In December 2022, Forbes, Xometry and Zogby conducted a follow-up poll. The survey took the pulse of manufacturing executives within the industry. During the months between the August 2022 survey and the newest survey in December 2022, polling results show 95% of manufacturing executives are optimistic about what is going on in the industry.

Increased Confidence

Comments from the manufacturing executives surveyed in the Dec. 2022 poll ranged from 60% seeing the industry having a “bright future” to 35% saying they see a “light at the end of the tunnel.” Such sentiments are indeed significant when you consider the overarching themes of the last three+ years continue to plague individuals and the industry alike. This includes continuing concerns about COVID-19 and related restrictions, ongoing supply chain issues and creeping recessionary costs that are impacting consumers and businesses alike across the board. Despite these issues, the executives surveyed registered a slight drop in their collective recessionary fears from 92% in August down to 87% in December.

Differing Approach

While much of the Forbes survey indicated a united perspective among those surveyed, there were other areas where those surveyed claimed a different approach. That is particularly true when it comes to hiring. Some of the executives surveyed are moving ahead with a growth mindset while 44% are on the opposite side, considering cuts/layoffs. The need to make staffing reductions is, not surprisingly, more prevalent among smaller companies than those in larger institutions. That said, more than half (52%) have a plan to hire this year and another 36% look to remain at current staffing levels.

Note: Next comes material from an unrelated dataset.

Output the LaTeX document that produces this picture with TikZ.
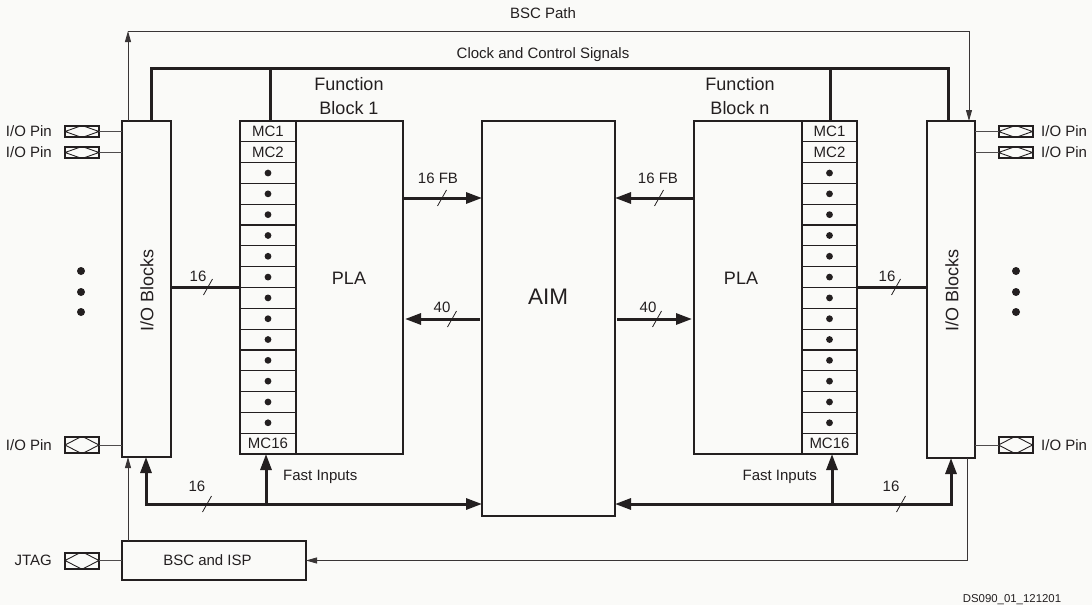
\documentclass[tikz,border=0pt]{standalone}
\usepackage{fontspec}
\setmainfont{Liberation Sans}
\usetikzlibrary{arrows.meta,calc}
\definecolor{ink}{HTML}{231F20}
\definecolor{bg}{HTML}{FAFAF8}
\begin{document}
\begin{tikzpicture}[x=1pt,y=-1pt,
  box/.style={draw=ink, line width=1.6pt, inner sep=0pt, outer sep=0pt},
  bus/.style={draw=ink, line width=3pt},
  busarr/.style={bus, -{Triangle[length=16pt,width=11pt]}},
  busarrb/.style={bus, {Triangle[length=16pt,width=11pt]}-{Triangle[length=16pt,width=11pt]}},
  bscline/.style={draw=ink!90, line width=0.9pt},
  bscarr/.style={bscline, -{Triangle[length=11pt,width=6pt]}},
  wire/.style={draw=ink!80, line width=0.9pt},
  cellsep/.style={draw=ink, line width=1.2pt},
  slash/.style={draw=ink, line width=0.8pt},
  txt/.style={text=ink, inner sep=0pt, font=\fontsize{15}{18}\selectfont, text height=10.7pt, text depth=0pt},
  bigtxt/.style={text=ink, inner sep=0pt, font=\fontsize{18}{24}\selectfont},
  aimtxt/.style={text=ink, inner sep=0pt, font=\fontsize{22.5}{26}\selectfont, text height=16.1pt, text depth=0pt},
  smalltxt/.style={text=ink, inner sep=0pt, font=\fontsize{11.4}{13}\selectfont, text height=8.2pt, text depth=0pt},
  iopin/.style={draw=ink, line width=2pt, minimum width=34pt, minimum height=11pt, inner sep=0pt, outer sep=0pt,
    path picture={\draw[ink, line width=0.9pt] (path picture bounding box.west) -- ([xshift=-1.5pt]path picture bounding box.north) -- ([xshift=1.5pt]path picture bounding box.north) -- (path picture bounding box.east) -- ([xshift=1.5pt]path picture bounding box.south) -- ([xshift=-1.5pt]path picture bounding box.south) -- cycle;}},
  iopinb/.style={iopin, minimum height=16pt},
  dot/.style={fill=ink}
]
\useasboundingbox (0,0) rectangle (1092,605);
\fill[bg] (0,0) rectangle (1092,605);

% helper coordinates
\coordinate (xb) at (128,0);
\coordinate (ytop) at (0,31);
\coordinate (xr) at (969,0);
\coordinate (xr2) at (967,0);
\coordinate (yclk) at (0,68);
\coordinate (xcl) at (151,0);
\coordinate (xcr) at (948,0);
\coordinate (xc1) at (270,0);
\coordinate (xcn) at (830,0);
\coordinate (yfb) at (0,198);
\coordinate (y40) at (0,319);
\coordinate (y16) at (0,287);
\coordinate (ybus) at (0,504);
\coordinate (xbl) at (146,0);
\coordinate (xfl) at (266,0);
\coordinate (xbr) at (951,0);
\coordinate (xfr) at (832,0);
\coordinate (ybsc) at (0,560.5);
\coordinate (mcr1) at (296,0);
\coordinate (mcln) at (802,0);

% main boxes
\node[box, minimum width=49pt, minimum height=336pt] (lio) at (146.5,289) {};
\node[box, minimum width=48pt, minimum height=337pt] (rio) at (951,289.5) {};
\node[box, minimum width=163pt, minimum height=333pt] (fb1) at (321.5,287.5) {};
\node[box, minimum width=163pt, minimum height=333pt] (fbn) at (775.5,287.5) {};
\node[box, minimum width=133pt, minimum height=395pt] (aim) at (548.5,318.5) {};
\node[box, minimum width=184pt, minimum height=39pt] (bsc) at (214,560.5) {};
\node[txt] (bsclbl) at (207.5,560.5) {BSC and ISP};

% macrocell columns
\draw[box] (fb1.north -| mcr1) -- (fb1.south -| mcr1);
\draw[box] (fbn.north -| mcln) -- (fbn.south -| mcln);
\foreach \k in {1,...,15} {
  \draw[cellsep] ($(fb1.north west)+(0,\k*20.8125)$) -- ++(56,0);
  \draw[cellsep] ($(fbn.north east)+(-55,\k*20.8125)$) -- ++(55,0);
}
\node[txt] (a1) at (268,131.4) {MC1};
\node[txt] (a2) at (268,152.2) {MC2};
\node[txt] (a16) at (268,443.6) {MC16};
\node[txt] (b1) at (829.5,131.4) {MC1};
\node[txt] (b2) at (829.5,152.2) {MC2};
\node[txt] (b16) at (829.5,443.6) {MC16};
\foreach \k in {3,...,15} {
  \fill[dot] (268,{121+(\k-0.5)*20.8125}) circle (3.4pt);
  \fill[dot] (829.5,{121+(\k-0.5)*20.8125}) circle (3.4pt);
}

% labels in/around blocks
\node[bigtxt, align=center] (fb1lbl) at (349,96) {Function\\Block 1};
\node[bigtxt, align=center] (fbnlbl) at (740,96) {Function\\Block n};
\node[bigtxt] (pla1) at (349,278) {PLA};
\node[bigtxt] (plan) at (741,278) {PLA};
\node[aimtxt] (aimlbl) at (548,296) {AIM};
\node[bigtxt, rotate=90] (liolbl) at (147,290) {I/O Blocks};
\node[bigtxt, rotate=90] (riolbl) at (952,290) {I/O Blocks};

% clock and control bus
\draw[bus, line join=miter] (lio.north -| xcl) -- (xcl |- yclk) -- (xcr |- yclk) -- (rio.north -| xcr);
\draw[bus] (fb1.north -| xc1) -- (xc1 |- yclk);
\draw[bus] (fbn.north -| xcn) -- (xcn |- yclk);
\node[txt] (clk) at (543,53) {Clock and Control Signals};

% BSC path
\draw[bscarr] (bsc.north -| xb) -- (lio.south -| xb);
\draw[bscarr] (lio.north -| xb) -- (xb |- ytop);
\draw[bscarr] (xb |- ytop) -- (xr |- ytop) -- (rio.north -| xr);
\draw[bscarr] (rio.south -| xr2) -- (xr2 |- ybsc) -- (bsc.east);
\node[txt] (bscp) at (543,13) {BSC Path};

% FB <-> AIM
\draw[busarr] (fb1.east |- yfb) -- (aim.west |- yfb);
\draw[busarr] (fbn.west |- yfb) -- (aim.east |- yfb);
\draw[busarr] ([xshift=-2pt]aim.west |- y40) -- ([xshift=2pt]fb1.east |- y40);
\draw[busarr] ([xshift=2pt]aim.east |- y40) -- ([xshift=-2pt]fbn.west |- y40);
\node[txt] (fbl1) at (438,178) {16 FB};
\node[txt] (fbl2) at (658,178) {16 FB};
\node[txt] (f40a) at (442,307) {40};
\node[txt] (f40b) at (648,307) {40};

% IO <-> FB 16 buses
\draw[bus] (lio.east |- y16) -- (fb1.west |- y16);
\draw[bus] (fbn.east |- y16) -- (rio.west |- y16);
\node[txt] (s16a) at (198,276) {16};
\node[txt] (s16b) at (887,276) {16};

% fast input buses
\draw[busarrb, line join=miter] (lio.south -| xbl) -- (xbl |- ybus) -- (aim.west |- ybus);
\draw[busarr] (xfl |- ybus) -- (fb1.south -| xfl);
\draw[busarrb, line join=miter] (rio.south -| xbr) -- (xbr |- ybus) -- (aim.east |- ybus);
\draw[busarr] (xfr |- ybus) -- (fbn.south -| xfr);
\node[txt, anchor=west] (fi1) at (283,475) {Fast Inputs};
\node[txt, anchor=east] (fin) at (817,475) {Fast Inputs};
\node[txt] (b16a) at (197,486) {16};
\node[txt] (b16b) at (891,486) {16};

% bus width slashes
\foreach \p in {(208,287),(896,287),(442,198),(659,198),(452,319),(657,319),(207,504),(901,504)}
  \draw[slash] \p ++(-4.5,8) -- ++(9,-16);

% I/O pins left
\node[iopin] (pl1) at (82,131.5) {};
\node[iopin] (pl2) at (82,152.5) {};
\node[iopinb] (pl3) at (82,445) {};
\node[iopinb] (jtag) at (82,560.5) {};
\draw[wire] (pl1.east) -- (pl1 -| lio.west);
\draw[wire] (pl2.east) -- (pl2 -| lio.west);
\draw[wire] (pl3.east) -- (pl3 -| lio.west);
\draw[wire] (jtag.east) -- (bsc.west);
\node[txt, anchor=east] (lpl1) at (52,131.5) {I/O Pin};
\node[txt, anchor=east] (lpl2) at (52,152.5) {I/O Pin};
\node[txt, anchor=east] (lpl3) at (52,445) {I/O Pin};
\node[txt, anchor=east] (ljtag) at (52,560.5) {JTAG};

% I/O pins right
\node[iopin] (pr1) at (1015.5,131.5) {};
\node[iopin] (pr2) at (1015.5,152.5) {};
\node[iopinb] (pr3) at (1015.5,445) {};
\draw[wire] (rio.east |- pr1) -- (pr1.west);
\draw[wire] (rio.east |- pr2) -- (pr2.west);
\draw[wire] (rio.east |- pr3) -- (pr3.west);
\node[txt, anchor=west] (lpr1) at (1041,131.5) {I/O Pin};
\node[txt, anchor=west] (lpr2) at (1041,152.5) {I/O Pin};
\node[txt, anchor=west] (lpr3) at (1041,445) {I/O Pin};

% vertical ellipsis dots
\foreach \yy in {271,292,312} {
  \fill[dot] (81,\yy) circle (4pt);
  \fill[dot] (1016,\yy) circle (4pt);
}

\node[smalltxt] (ds) at (1012,598) {DS090\_01\_121201};
\end{tikzpicture}
\end{document}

One area where manufacturing executives do agree is in the need to raise prices. 89% will likely raise prices and 54% will definitely raise prices. The predicted percentage of the price hike could range between 5% and 15% with others considering a price increase of as much as 20%. These increases could be used to help offset the need to increase wages to attract and retain employees. 77% were using incentives for this purpose in the form of gift cards, gym memberships, cash and bonuses. Such a hiring gap has long been an issue in the industry, and without resolution, the manufacturing industry could be looking at 2.1 million unfilled jobs by the year 2030, thus continuing to fuel the manufacturing gap in hiring.

While this positivity is certainly good news, it will be up to the individuals and the business owners within the industry to, once again, make the most of what they have.